Local human rights group Adhoc issued a statement deploring the conduct of the district authorities.
“Protesters and the Daun Penh security forces swapped insults before the Daun Penh security forces, together with thugs dressed in civilian clothes, used violence against the protesters,” Adhoc said in the statement.
“Adhoc reminds the authorities to respect their national and international legal commitments regarding expressive rights.”
Mao Sok Chan died on the night of September 15 when police or military police opened fire as a group of young men threw stones following an eruption of frustration over severe traffic congestion caused by security roadblocks near Monivong Bridge. The shooting ended the first day of a mostly peaceful mass protest by opposition party supporters.
Relatives of the slain man, a father of four young children, said he was a bystander to the confrontation at Kbal Thnol when he was killed. Several other young men sustained gunshot wounds. In the weeks since the killing of Mao Sok Chan, police have not conducted a serious investigation into his death.
After security guards tore up the offerings of flowers and scattered them on the ground at Wat Phnom, the group of around a dozen monks and twice as many ceremony participants moved to the garden in front of the U.S. Embassy, where they conducted a brief memorial to Mao Sok Chan unmolested by local authorities.
“The people are just expressing their ideas, but they used violence against the people and monks,” said Venerable Bun Buntinh, who led the prayer ceremony in front of the embassy.
Heng Samnang, a 20-year-old student at the National University of Management who took part in the suppressed ceremony, said the violence used by the district officials was unacceptable, and called into question the very nature of Cambodia as a democracy.
“As a young person, and like any citizen, I think that they should not use violence against us.

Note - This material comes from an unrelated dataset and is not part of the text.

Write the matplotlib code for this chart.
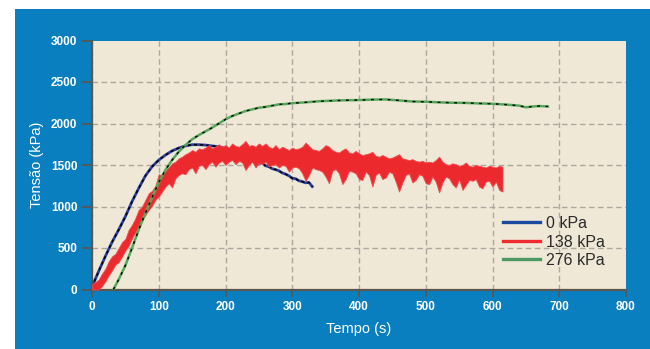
import matplotlib.pyplot as plt
from matplotlib.patches import Rectangle

# 0 kPa
blue_t = [0, 10, 20, 30, 40, 50, 60, 70, 80, 90, 100, 110, 120, 130, 140, 150, 160, 170, 180, 190,
          200, 210, 220, 230, 240, 245, 250, 255, 260, 265, 270, 275, 280, 285, 290, 295, 300, 305,
          310, 315, 320, 325, 330]
blue_v = [30, 220, 400, 570, 720, 880, 1060, 1220, 1370, 1480, 1560, 1620, 1670, 1705, 1730, 1745, 1745, 1740, 1730, 1720,
          1700, 1680, 1640, 1590, 1545, 1540, 1520, 1525, 1490, 1480, 1455, 1445, 1430, 1405, 1390, 1370, 1340, 1335,
          1310, 1300, 1285, 1290, 1240]

# 276 kPa
green_t = [32, 40, 50, 60, 70, 80, 90, 100, 110, 120, 130, 140, 150, 160, 170, 180, 190, 200, 210, 220,
           230, 240, 250, 260, 270, 280, 290, 300, 320, 340, 360, 380, 400, 420, 440, 460, 480, 500,
           520, 540, 560, 580, 600, 620, 640, 650, 660, 670, 683]
green_v = [0, 120, 290, 500, 720, 920, 1110, 1290, 1440, 1560, 1660, 1740, 1810, 1860, 1905, 1950, 2000, 2050, 2090, 2120,
           2150, 2170, 2190, 2200, 2215, 2230, 2235, 2245, 2255, 2268, 2275, 2280, 2282, 2288, 2290, 2278, 2265, 2262,
           2255, 2250, 2248, 2242, 2238, 2228, 2215, 2195, 2205, 2210, 2205]

# 138 kPa (noisy trace: upper and lower edge every 5 s)
red_t = list(range(0, 620, 5))
red_hi = [60, 90, 120, 190, 250, 340, 400, 430, 500, 570, 610, 720, 780, 860, 960, 1000, 1080, 1160, 1190, 1250,
          1390, 1370, 1430,
          1470, 1520, 1540, 1580, 1600, 1630, 1650, 1680, 1660, 1700, 1690, 1710, 1740, 1700, 1720, 1750, 1720, 1740,
          1710, 1760, 1730, 1720, 1750, 1790, 1730, 1740, 1720, 1760,
          1730, 1760, 1720, 1700, 1740, 1690, 1720, 1700, 1680, 1710, 1690, 1700, 1720, 1770, 1730, 1690, 1680, 1670,
          1700, 1740, 1720, 1680, 1660, 1650, 1680, 1700, 1650, 1640, 1670, 1640, 1620, 1630, 1640, 1660, 1610, 1600,
          1620, 1600, 1580, 1590, 1610, 1630, 1580, 1570, 1560, 1570, 1550, 1540, 1550, 1530, 1540, 1530, 1560, 1600,
          1540, 1510, 1500, 1520, 1510, 1490, 1500, 1530, 1490, 1480, 1500, 1490, 1480, 1470, 1490, 1480, 1470, 1490,
          1480]
red_lo = [0, 0, 0, 40, 100, 170, 230, 300, 330, 400, 470, 530, 620, 690, 760, 830, 900, 960, 1010, 1080,
          1120, 1180, 1240,
          1280, 1230, 1340, 1380, 1400, 1390, 1450, 1470, 1400, 1490, 1500, 1450, 1510, 1540, 1480, 1530, 1550, 1500,
          1540, 1560, 1510, 1550, 1530, 1440, 1500, 1540, 1470, 1530,
          1510, 1540, 1480, 1500, 1510, 1470, 1500, 1490, 1420, 1470, 1480, 1460, 1400, 1310, 1380, 1470, 1450, 1440,
          1420, 1360, 1280, 1430, 1450, 1400, 1270, 1330, 1430, 1420, 1400, 1330, 1320, 1420, 1380, 1240, 1380, 1410,
          1330, 1350, 1420, 1400, 1300, 1180, 1290, 1380, 1400, 1290, 1320, 1390, 1370, 1280, 1270, 1360, 1300, 1170,
          1290, 1360, 1340, 1270, 1230, 1330, 1200, 1260, 1320, 1310, 1330, 1240, 1220, 1300, 1310, 1240, 1300, 1200,
          1180]

x_ticks = [0, 100, 200, 300, 400, 500, 600, 700, 800]
y_ticks = [0, 500, 1000, 1500, 2000, 2500, 3000]

fig = plt.figure(figsize=(6.5, 3.49), dpi=100, facecolor="white")
fig.patches.append(Rectangle((15 / 650, 0), 1, 1 - 9 / 349, transform=fig.transFigure,
                             facecolor="#0a7fc0", edgecolor="none", zorder=-1))
ax = fig.add_axes([92 / 650, 1 - 289.5 / 349, 534 / 650, 249 / 349])
ax.set_facecolor("#efe8d6")

ax.plot(blue_t, blue_v, color="#2b3f9c", lw=2.0, zorder=2)
ax.plot(blue_t, blue_v, color="black", lw=1.1, ls=(0, (2, 2)), zorder=2.1)
ax.fill_between(red_t, red_lo, red_hi, color="#ec2a2e", lw=0.6, edgecolor="#f04a50", zorder=3)
ax.plot(green_t, green_v, color="#55a85a", lw=1.8, zorder=4)
ax.plot(green_t, green_v, color="black", lw=1.0, ls=(0, (2, 4)), zorder=4.1)

# legend proxies
ax.plot([], [], color="#1a4aa0", lw=2.4, label="0 kPa")
ax.plot([], [], color="#ee2b2f", lw=2.4, label="138 kPa")
ax.plot([], [], color="#4c9a62", lw=2.4, label="276 kPa")
leg = ax.legend(loc="upper left", bbox_to_anchor=(503 / 650, 1 - 216 / 349), bbox_transform=fig.transFigure,
                frameon=False, fontsize=11.5, handlelength=2.3, handletextpad=0.4, labelspacing=0.22,
                borderpad=0, borderaxespad=0)
for txt in leg.get_texts():
    txt.set_color("#2a2a2a")
    txt.set_family(["Liberation Sans", "DejaVu Sans"])

ax.set_xlim(0, 800)
ax.set_ylim(0, 3000)
ax.set_xticks(x_ticks)
ax.set_yticks(y_ticks)
ax.grid(True, color="#aca89e", ls=(0, (4, 2.5)), lw=1.0)
ax.set_axisbelow(True)
ax.yaxis.get_gridlines()[-1].set_visible(False)
ax.xaxis.get_gridlines()[-1].set_visible(False)

for s in ["top", "right"]:
    ax.spines[s].set_visible(False)
for s in ["left", "bottom"]:
    ax.spines[s].set_color("#5b5650")
    ax.spines[s].set_linewidth(1.6)

ax.tick_params(axis="both", colors="#5b5650", width=1.2, labelcolor="white")
ax.tick_params(axis="y", length=7, pad=3.5)
ax.tick_params(axis="x", length=5, pad=3.5)
for lab in ax.get_xticklabels() + ax.get_yticklabels():
    lab.set_family(["Liberation Sans", "DejaVu Sans"])
    lab.set_fontweight("bold")
    lab.set_fontsize(8.5)

ax.set_xlabel("Tempo (s)", color="white", fontsize=10.5, family=["Liberation Sans", "DejaVu Sans"], labelpad=6)
ax.set_ylabel("Tensão (kPa)", color="white", fontsize=10.5, family=["Liberation Sans", "DejaVu Sans"], labelpad=5)

plt.savefig("out.png", dpi=100)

I want to ask the leaders of the government whether our country is led by communists or democrats,” Mr. Samnang said.
“They have banned us from holding our ceremony at Wat Phnom, which is a public place for all the people.”
Later on Friday afternoon, five students who took part in the memorial ceremony delivered a letter to the Phnom Penh Municipal Court demanding that its legal officers conduct a professional investigation into the killing of Mao Sok Chan.